I have thought a lot about what I could write concerning the law that passed today. Then I remembered the time I came closest to becoming the victim of a “pedophile”. 

I was 14, left alone with a burden I could not carry by myself. I was afraid, and I felt like I could not count on anyone. All I knew about homosexuals was that people will whisper behind your back, laugh and point their fingers at you if you are considered one. And what I knew about myself was that I was in love with someone who didn’t want me, that my heart was crushing under this pain, and that I could not do this alone. The best idea that occurred to me was to write down my problem by putting it into a nice, long text on gyakorikerdesek.hu (the translator: a Hungarian website where you ask for advice anonymously). You can guess what kind of responses I received. “Already gay at 14?” “what is becoming of this degenerate world?” “you’re just a filthy lesbo, easy as that”. You can still find the question on the site today. 

I became more and more desperate and felt more and more that I was completely alone in this world. Then I received a private message from a boy who said that there were others in similar situations, that he talked to many people like me and that he understood how bad I must feel now. We exchanged many letters by the time it turned out that I was talking to an approximately 45 year-old, divorced man whose kid was about the same age as me. I felt bad about this, I was not okay with not knowing his age all these weeks, not okay with a grown man being this kind to me, but there was nobody else I could count on. Then he offered to give me the contacts of another girl who suffered from the same issues as me, as understanding each other would be helpful. I liked the idea a lot, but he gave me the girl’s email address on one condition: that I meet him in person. I was 14, in ninth grade. We met at a Burger King, with a friend of mine sitting and watching us at a table nearby. I knew that I shouldn’t meet a stranger, an adult man, but I couldn’t say no and give up on the only chance that someone might understand what I was going through! Give up on the chance that someone may say that I am not alone, that they are just like me. When we said goodbye, he gave me the email address. Nothing unfortunate happened. But it very well could have. 

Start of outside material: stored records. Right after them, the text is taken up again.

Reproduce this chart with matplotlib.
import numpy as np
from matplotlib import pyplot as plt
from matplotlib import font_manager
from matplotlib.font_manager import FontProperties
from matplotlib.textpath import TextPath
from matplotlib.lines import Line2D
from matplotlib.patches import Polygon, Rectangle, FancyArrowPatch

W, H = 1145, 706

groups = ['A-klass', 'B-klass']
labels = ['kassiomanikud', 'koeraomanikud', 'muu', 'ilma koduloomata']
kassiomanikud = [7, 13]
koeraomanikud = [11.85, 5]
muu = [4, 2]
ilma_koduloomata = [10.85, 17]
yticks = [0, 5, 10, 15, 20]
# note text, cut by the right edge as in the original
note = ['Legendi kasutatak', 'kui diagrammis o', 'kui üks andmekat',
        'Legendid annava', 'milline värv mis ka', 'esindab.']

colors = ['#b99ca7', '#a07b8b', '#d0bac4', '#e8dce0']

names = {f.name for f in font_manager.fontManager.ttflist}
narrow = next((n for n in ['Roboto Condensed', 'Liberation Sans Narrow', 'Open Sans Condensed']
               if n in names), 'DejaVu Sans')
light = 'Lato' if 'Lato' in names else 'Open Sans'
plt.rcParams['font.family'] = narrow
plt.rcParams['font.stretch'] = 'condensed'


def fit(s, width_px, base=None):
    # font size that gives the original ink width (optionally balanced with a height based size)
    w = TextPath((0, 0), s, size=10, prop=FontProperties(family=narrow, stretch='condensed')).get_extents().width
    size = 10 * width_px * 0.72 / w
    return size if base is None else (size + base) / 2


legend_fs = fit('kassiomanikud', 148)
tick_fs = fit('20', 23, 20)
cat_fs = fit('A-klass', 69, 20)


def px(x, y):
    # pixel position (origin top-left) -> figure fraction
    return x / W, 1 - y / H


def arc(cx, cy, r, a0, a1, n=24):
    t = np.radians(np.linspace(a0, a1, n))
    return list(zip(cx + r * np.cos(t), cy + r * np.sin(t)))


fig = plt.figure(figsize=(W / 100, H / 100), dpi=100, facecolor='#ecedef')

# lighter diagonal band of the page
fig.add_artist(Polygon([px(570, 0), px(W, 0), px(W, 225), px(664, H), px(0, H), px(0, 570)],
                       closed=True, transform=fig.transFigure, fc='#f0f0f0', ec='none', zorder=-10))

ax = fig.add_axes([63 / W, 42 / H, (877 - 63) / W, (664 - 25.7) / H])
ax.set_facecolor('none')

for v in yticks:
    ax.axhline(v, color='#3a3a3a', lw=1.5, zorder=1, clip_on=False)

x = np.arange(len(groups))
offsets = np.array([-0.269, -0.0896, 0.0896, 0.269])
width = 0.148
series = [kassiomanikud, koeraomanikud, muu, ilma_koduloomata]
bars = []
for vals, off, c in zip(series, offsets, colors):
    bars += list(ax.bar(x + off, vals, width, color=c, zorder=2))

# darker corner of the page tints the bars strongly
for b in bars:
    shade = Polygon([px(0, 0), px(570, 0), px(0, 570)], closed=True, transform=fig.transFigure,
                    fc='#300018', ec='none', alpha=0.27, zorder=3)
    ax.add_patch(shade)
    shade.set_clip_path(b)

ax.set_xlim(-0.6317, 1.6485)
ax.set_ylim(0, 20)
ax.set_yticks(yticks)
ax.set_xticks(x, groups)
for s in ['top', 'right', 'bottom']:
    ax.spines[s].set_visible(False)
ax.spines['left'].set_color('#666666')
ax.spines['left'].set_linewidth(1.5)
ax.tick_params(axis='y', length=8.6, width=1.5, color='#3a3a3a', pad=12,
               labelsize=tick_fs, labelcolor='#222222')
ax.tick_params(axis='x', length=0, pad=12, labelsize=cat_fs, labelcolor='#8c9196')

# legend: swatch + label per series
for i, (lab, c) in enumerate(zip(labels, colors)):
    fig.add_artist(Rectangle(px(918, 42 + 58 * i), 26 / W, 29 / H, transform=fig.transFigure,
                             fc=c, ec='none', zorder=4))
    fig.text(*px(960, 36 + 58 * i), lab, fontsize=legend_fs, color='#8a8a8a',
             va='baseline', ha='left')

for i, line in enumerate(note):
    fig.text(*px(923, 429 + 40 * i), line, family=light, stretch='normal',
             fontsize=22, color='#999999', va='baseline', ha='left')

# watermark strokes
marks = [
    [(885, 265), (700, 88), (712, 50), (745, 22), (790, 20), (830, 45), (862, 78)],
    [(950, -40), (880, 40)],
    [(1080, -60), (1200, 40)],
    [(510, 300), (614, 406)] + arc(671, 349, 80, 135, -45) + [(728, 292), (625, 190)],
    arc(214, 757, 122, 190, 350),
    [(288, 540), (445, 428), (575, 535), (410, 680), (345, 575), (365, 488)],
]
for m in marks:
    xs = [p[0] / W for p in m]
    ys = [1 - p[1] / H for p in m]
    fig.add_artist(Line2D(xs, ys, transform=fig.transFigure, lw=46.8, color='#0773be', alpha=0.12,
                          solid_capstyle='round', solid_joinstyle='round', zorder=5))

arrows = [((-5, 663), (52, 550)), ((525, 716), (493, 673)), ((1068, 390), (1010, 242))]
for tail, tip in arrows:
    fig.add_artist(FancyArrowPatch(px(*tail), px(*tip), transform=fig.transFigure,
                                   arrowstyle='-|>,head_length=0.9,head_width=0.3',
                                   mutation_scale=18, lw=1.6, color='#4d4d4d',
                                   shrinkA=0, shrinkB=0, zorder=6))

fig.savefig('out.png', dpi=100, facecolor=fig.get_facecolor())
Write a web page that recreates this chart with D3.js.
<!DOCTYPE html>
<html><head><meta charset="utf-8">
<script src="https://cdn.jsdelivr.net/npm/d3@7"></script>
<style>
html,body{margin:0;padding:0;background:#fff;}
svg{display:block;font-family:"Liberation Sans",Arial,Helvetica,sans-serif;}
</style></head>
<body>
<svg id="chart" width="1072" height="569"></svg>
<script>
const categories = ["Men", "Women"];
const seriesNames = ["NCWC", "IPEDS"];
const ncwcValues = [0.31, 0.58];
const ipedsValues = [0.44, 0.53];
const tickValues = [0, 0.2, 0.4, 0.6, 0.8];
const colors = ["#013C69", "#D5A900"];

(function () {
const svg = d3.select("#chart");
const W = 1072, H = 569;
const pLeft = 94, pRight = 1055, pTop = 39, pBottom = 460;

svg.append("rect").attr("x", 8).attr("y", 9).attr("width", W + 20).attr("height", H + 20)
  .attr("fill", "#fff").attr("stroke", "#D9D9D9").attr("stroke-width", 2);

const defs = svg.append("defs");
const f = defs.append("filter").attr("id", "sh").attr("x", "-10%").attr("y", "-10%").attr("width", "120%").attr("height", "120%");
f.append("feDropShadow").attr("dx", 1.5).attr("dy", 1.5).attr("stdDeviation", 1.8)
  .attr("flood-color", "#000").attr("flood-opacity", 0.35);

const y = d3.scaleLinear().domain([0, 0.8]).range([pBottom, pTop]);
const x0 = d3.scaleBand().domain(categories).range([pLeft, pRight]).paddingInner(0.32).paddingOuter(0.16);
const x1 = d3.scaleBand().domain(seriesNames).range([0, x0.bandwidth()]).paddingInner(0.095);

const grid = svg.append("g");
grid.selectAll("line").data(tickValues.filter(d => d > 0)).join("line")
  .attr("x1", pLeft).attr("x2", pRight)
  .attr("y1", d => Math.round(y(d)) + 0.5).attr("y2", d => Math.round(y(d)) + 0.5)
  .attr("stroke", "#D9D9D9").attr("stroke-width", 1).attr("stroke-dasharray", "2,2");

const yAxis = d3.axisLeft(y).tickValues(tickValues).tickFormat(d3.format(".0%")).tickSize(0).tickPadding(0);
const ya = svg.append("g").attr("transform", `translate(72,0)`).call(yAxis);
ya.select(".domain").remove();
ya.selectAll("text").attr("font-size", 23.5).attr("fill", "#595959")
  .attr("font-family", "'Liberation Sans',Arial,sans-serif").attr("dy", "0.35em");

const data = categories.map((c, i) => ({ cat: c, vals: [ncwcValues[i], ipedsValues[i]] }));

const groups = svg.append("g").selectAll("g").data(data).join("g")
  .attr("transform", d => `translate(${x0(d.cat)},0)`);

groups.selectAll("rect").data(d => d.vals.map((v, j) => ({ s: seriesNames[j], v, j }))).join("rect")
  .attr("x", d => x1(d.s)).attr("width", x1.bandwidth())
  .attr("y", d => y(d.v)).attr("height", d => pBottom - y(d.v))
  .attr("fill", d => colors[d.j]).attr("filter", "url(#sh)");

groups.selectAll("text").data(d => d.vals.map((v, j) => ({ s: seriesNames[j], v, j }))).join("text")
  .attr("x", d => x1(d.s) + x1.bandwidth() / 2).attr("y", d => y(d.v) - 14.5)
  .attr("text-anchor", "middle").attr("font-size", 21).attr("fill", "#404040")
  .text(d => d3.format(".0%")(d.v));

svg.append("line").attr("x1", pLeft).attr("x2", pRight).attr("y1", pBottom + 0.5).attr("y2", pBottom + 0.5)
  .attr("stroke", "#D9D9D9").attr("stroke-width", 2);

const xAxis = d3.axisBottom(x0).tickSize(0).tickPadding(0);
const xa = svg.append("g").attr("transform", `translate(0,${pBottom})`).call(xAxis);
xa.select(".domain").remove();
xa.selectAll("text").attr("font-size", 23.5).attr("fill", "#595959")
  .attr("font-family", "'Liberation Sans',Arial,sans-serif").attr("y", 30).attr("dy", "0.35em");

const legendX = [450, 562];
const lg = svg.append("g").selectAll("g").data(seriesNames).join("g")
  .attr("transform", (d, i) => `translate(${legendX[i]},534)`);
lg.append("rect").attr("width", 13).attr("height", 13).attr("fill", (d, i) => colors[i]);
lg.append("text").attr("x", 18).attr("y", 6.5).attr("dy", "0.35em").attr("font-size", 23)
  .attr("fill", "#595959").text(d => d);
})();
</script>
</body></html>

I never got to know if he had any ulterior motives, perhaps he really just wanted to help. In person, though? Does anyone subject help to conditions? What if I hadn’t been smart enough to meet him at Burger King or simply accepted his offer to give me a lift home in his car? 

Fortunately, I will never know the answer. But I know how terribly vulnerable and completely alone an LGBTQ+ person feels when they realize that something for them is different than for the majority of people. I would have NEVER agreed to meet the man if I had not been so desperate. If a nice person at school had told me that there is a better place to seek help than gyakorikerdesek.hu.

 How many youngsters need to feel less, out of reach of help and support, for us to come to our senses? How many (more) lives need to be destroyed? NOTHING will heal these wounds later on! They leave a mark. 

I don’t want any young LGBTQ+ person to feel alone. What I want is for every person to know that their gender, sexual orientation, skin color and nationality does not matter, that they are valuable, that they are not alone, that they are loveable and that they deserve to be loved. Everybody deserves to love and to be loved!

Sorry to break it but gays will not become heterosexuals if talking about the existence of LGBTQ+ people is forbidden, heterosexuals will not become gays if they hear about LGBTQ+ matters, AND Fidesz supporters will not be less gay if they ban being it.